DATA BLOCK ->
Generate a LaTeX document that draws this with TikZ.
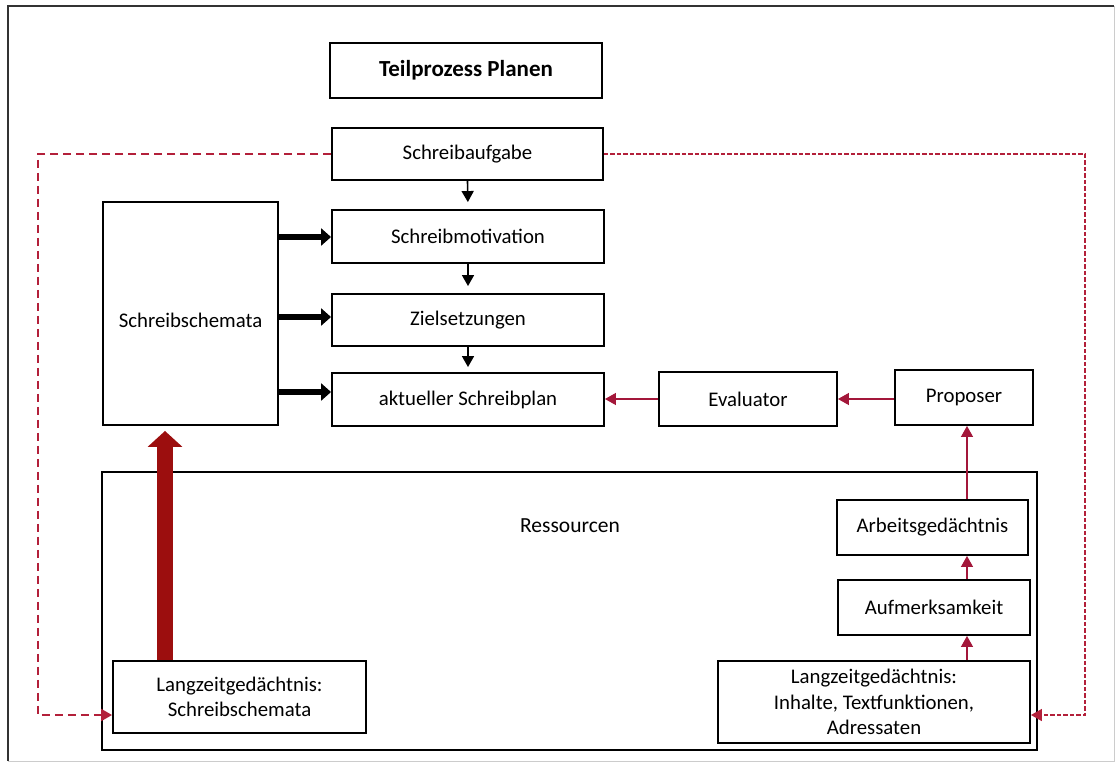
\documentclass[tikz,border=0pt]{standalone}
\usepackage{fontspec}
\setmainfont{Carlito}
\usetikzlibrary{arrows.meta,calc}

\definecolor{linkred}{HTML}{A3173A}
\definecolor{dashred}{HTML}{B3203A}
\definecolor{bigred}{HTML}{9C0E0E}

\tikzset{
  box/.style={draw=black, line width=1.9pt, fill=white, align=center, inner sep=0pt,
    font=\fontsize{20.8}{25.5}\selectfont},
  titlebox/.style={box, line width=2.8pt, font=\bfseries\fontsize{23}{27}\selectfont},
  flowarrow/.style={line width=1.6pt, -{Triangle[length=11pt,width=12pt]}, shorten >=7pt},
  feedarrow/.style={line width=6.5pt, -{Triangle[length=10pt,width=17pt]}},
  redarrow/.style={draw=linkred, line width=1.3pt, -{Triangle[length=11pt,width=12pt]}, linkred},
  bigarrow/.style={draw=bigred, line width=16pt, -{Triangle[length=16pt,width=34pt]}, bigred},
  taskdash/.style={draw=dashred, line width=2.2pt, dash pattern=on 8pt off 5pt,
    -{Triangle[length=11pt,width=12pt]}, dashred},
  taskdot/.style={draw=dashred, line width=1.6pt, dash pattern=on 4.5pt off 2pt,
    -{Triangle[length=11pt,width=12pt]}, dashred},
}

\begin{document}
\begin{tikzpicture}[x=1pt,y=-1pt]
  \useasboundingbox (0,0) rectangle (1117,764);
  \fill[white] (0,0) rectangle (1117,764);

  % page frame
  \draw[black!20, line width=1pt] (1114,6) -- (1114,761) -- (8,761);
  \draw[black!80, line width=2.2pt] (1114,6) -- (8,6) -- (8,761);

  % resources frame
  \node[box, minimum width=935pt, minimum height=278pt] (res) at (569.5,611) {};
  \node[font=\fontsize{21.5}{26}\selectfont, inner sep=0pt] (reslabel) at (570,526) {Ressourcen};

  % planning chain
  \node[titlebox, minimum width=272pt, minimum height=55pt] (title) at (466,70.5) {Teilprozess Planen};
  \node[box, minimum width=271pt, minimum height=52pt] (aufg) at (467.5,154) {Schreibaufgabe};
  \node[box, minimum width=272pt, minimum height=53pt] (motiv) at (468,236.5) {Schreibmotivation};
  \node[box, minimum width=272pt, minimum height=52pt] (ziel) at (468,320) {Zielsetzungen};
  \node[box, minimum width=272pt, minimum height=53pt] (plan) at (468,399.5) {aktueller Schreibplan};
  \node[box, minimum width=175pt, minimum height=223pt] (schemata) at (190.5,313.5) {};
  \node[font=\fontsize{20.8}{25.5}\selectfont, inner sep=0pt] (schematext) at (190.5,320) {Schreibschemata};

  \node[box, minimum width=178pt, minimum height=54pt] (eval) at (748,399) {Evaluator};
  \node[box, minimum width=138pt, minimum height=55pt] (prop) at (964,397.5) {Proposer};

  % resources
  \node[box, minimum width=191pt, minimum height=55pt] (arb) at (932.5,527.5) {Arbeitsgedächtnis};
  \node[box, minimum width=192pt, minimum height=55pt] (auf) at (934,607.5) {Aufmerksamkeit};
  \node[box, minimum width=312pt, minimum height=82pt] (lzr) at (874,702)
    {Langzeitgedächtnis:\\Inhalte, Textfunktionen,\\Adressaten};
  \node[box, minimum width=253pt, minimum height=72pt] (lzl) at (239.5,697)
    {Langzeitgedächtnis:\\Schreibschemata};

  % vertical flow
  \draw[flowarrow] (aufg.south) -- (motiv.north);
  \draw[flowarrow] (motiv.south) -- (ziel.north);
  \draw[flowarrow, shorten >=5pt] (ziel.south) -- (plan.north);

  % schemata feeding the plan
  \draw[feedarrow] (schemata.east |- 0,237) -- (motiv.west |- 0,237);
  \draw[feedarrow] (schemata.east |- 0,317) -- (ziel.west |- 0,317);
  \draw[feedarrow] (schemata.east |- 0,392) -- (plan.west |- 0,392);

  % long-term memory to schemata
  \draw[bigarrow, shorten >=5pt] (lzl.north -| 165,0) -- (schemata.south -| 165,0);

  % proposer / evaluator loop
  \draw[redarrow] (prop.west |- 0,399) -- (eval.east |- 0,399);
  \draw[redarrow] (eval.west |- 0,399) -- (plan.east |- 0,399);
  \draw[redarrow] (arb.north -| 967,0) -- (prop.south -| 967,0);
  \draw[redarrow] (auf.north -| 967,0) -- (arb.south -| 967,0);
  \draw[redarrow] (lzr.north -| 967,0) -- (auf.south -| 967,0);

  % task links to long-term memory
  \coordinate (lt) at (38,154);
  \coordinate (lb) at (38,715);
  \coordinate (rt) at (1085,154);
  \coordinate (rb) at (1085,715);
  \draw[taskdash] (aufg.west) -- (lt) -- (lb) -- (lzl.west |- lb);
  \draw[taskdot] (aufg.east) -- (rt) -- (rb) -- (lzr.east |- rb);
\end{tikzpicture}
\end{document}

TASK STATEMENT ->
With the pictures left out, transcribe the material exactly.

RESULT ->
Generate a LaTeX document that draws this with TikZ.
\documentclass[tikz,border=0pt]{standalone}
\usepackage{fontspec}
\setmainfont{Carlito}
\usetikzlibrary{arrows.meta,calc}

\definecolor{linkred}{HTML}{A3173A}
\definecolor{dashred}{HTML}{B3203A}
\definecolor{bigred}{HTML}{9C0E0E}

\tikzset{
  box/.style={draw=black, line width=1.9pt, fill=white, align=center, inner sep=0pt,
    font=\fontsize{20.8}{25.5}\selectfont},
  titlebox/.style={box, line width=2.8pt, font=\bfseries\fontsize{23}{27}\selectfont},
  flowarrow/.style={line width=1.6pt, -{Triangle[length=11pt,width=12pt]}, shorten >=7pt},
  feedarrow/.style={line width=6.5pt, -{Triangle[length=10pt,width=17pt]}},
  redarrow/.style={draw=linkred, line width=1.3pt, -{Triangle[length=11pt,width=12pt]}, linkred},
  bigarrow/.style={draw=bigred, line width=16pt, -{Triangle[length=16pt,width=34pt]}, bigred},
  taskdash/.style={draw=dashred, line width=2.2pt, dash pattern=on 8pt off 5pt,
    -{Triangle[length=11pt,width=12pt]}, dashred},
  taskdot/.style={draw=dashred, line width=1.6pt, dash pattern=on 4.5pt off 2pt,
    -{Triangle[length=11pt,width=12pt]}, dashred},
}

\begin{document}
\begin{tikzpicture}[x=1pt,y=-1pt]
  \useasboundingbox (0,0) rectangle (1117,764);
  \fill[white] (0,0) rectangle (1117,764);

  % page frame
  \draw[black!20, line width=1pt] (1114,6) -- (1114,761) -- (8,761);
  \draw[black!80, line width=2.2pt] (1114,6) -- (8,6) -- (8,761);

  % resources frame
  \node[box, minimum width=935pt, minimum height=278pt] (res) at (569.5,611) {};
  \node[font=\fontsize{21.5}{26}\selectfont, inner sep=0pt] (reslabel) at (570,526) {Ressourcen};

  % planning chain
  \node[titlebox, minimum width=272pt, minimum height=55pt] (title) at (466,70.5) {Teilprozess Planen};
  \node[box, minimum width=271pt, minimum height=52pt] (aufg) at (467.5,154) {Schreibaufgabe};
  \node[box, minimum width=272pt, minimum height=53pt] (motiv) at (468,236.5) {Schreibmotivation};
  \node[box, minimum width=272pt, minimum height=52pt] (ziel) at (468,320) {Zielsetzungen};
  \node[box, minimum width=272pt, minimum height=53pt] (plan) at (468,399.5) {aktueller Schreibplan};
  \node[box, minimum width=175pt, minimum height=223pt] (schemata) at (190.5,313.5) {};
  \node[font=\fontsize{20.8}{25.5}\selectfont, inner sep=0pt] (schematext) at (190.5,320) {Schreibschemata};

  \node[box, minimum width=178pt, minimum height=54pt] (eval) at (748,399) {Evaluator};
  \node[box, minimum width=138pt, minimum height=55pt] (prop) at (964,397.5) {Proposer};

  % resources
  \node[box, minimum width=191pt, minimum height=55pt] (arb) at (932.5,527.5) {Arbeitsgedächtnis};
  \node[box, minimum width=192pt, minimum height=55pt] (auf) at (934,607.5) {Aufmerksamkeit};
  \node[box, minimum width=312pt, minimum height=82pt] (lzr) at (874,702)
    {Langzeitgedächtnis:\\Inhalte, Textfunktionen,\\Adressaten};
  \node[box, minimum width=253pt, minimum height=72pt] (lzl) at (239.5,697)
    {Langzeitgedächtnis:\\Schreibschemata};

  % vertical flow
  \draw[flowarrow] (aufg.south) -- (motiv.north);
  \draw[flowarrow] (motiv.south) -- (ziel.north);
  \draw[flowarrow, shorten >=5pt] (ziel.south) -- (plan.north);

  % schemata feeding the plan
  \draw[feedarrow] (schemata.east |- 0,237) -- (motiv.west |- 0,237);
  \draw[feedarrow] (schemata.east |- 0,317) -- (ziel.west |- 0,317);
  \draw[feedarrow] (schemata.east |- 0,392) -- (plan.west |- 0,392);

  % long-term memory to schemata
  \draw[bigarrow, shorten >=5pt] (lzl.north -| 165,0) -- (schemata.south -| 165,0);

  % proposer / evaluator loop
  \draw[redarrow] (prop.west |- 0,399) -- (eval.east |- 0,399);
  \draw[redarrow] (eval.west |- 0,399) -- (plan.east |- 0,399);
  \draw[redarrow] (arb.north -| 967,0) -- (prop.south -| 967,0);
  \draw[redarrow] (auf.north -| 967,0) -- (arb.south -| 967,0);
  \draw[redarrow] (lzr.north -| 967,0) -- (auf.south -| 967,0);

  % task links to long-term memory
  \coordinate (lt) at (38,154);
  \coordinate (lb) at (38,715);
  \coordinate (rt) at (1085,154);
  \coordinate (rb) at (1085,715);
  \draw[taskdash] (aufg.west) -- (lt) -- (lb) -- (lzl.west |- lb);
  \draw[taskdot] (aufg.east) -- (rt) -- (rb) -- (lzr.east |- rb);
\end{tikzpicture}
\end{document}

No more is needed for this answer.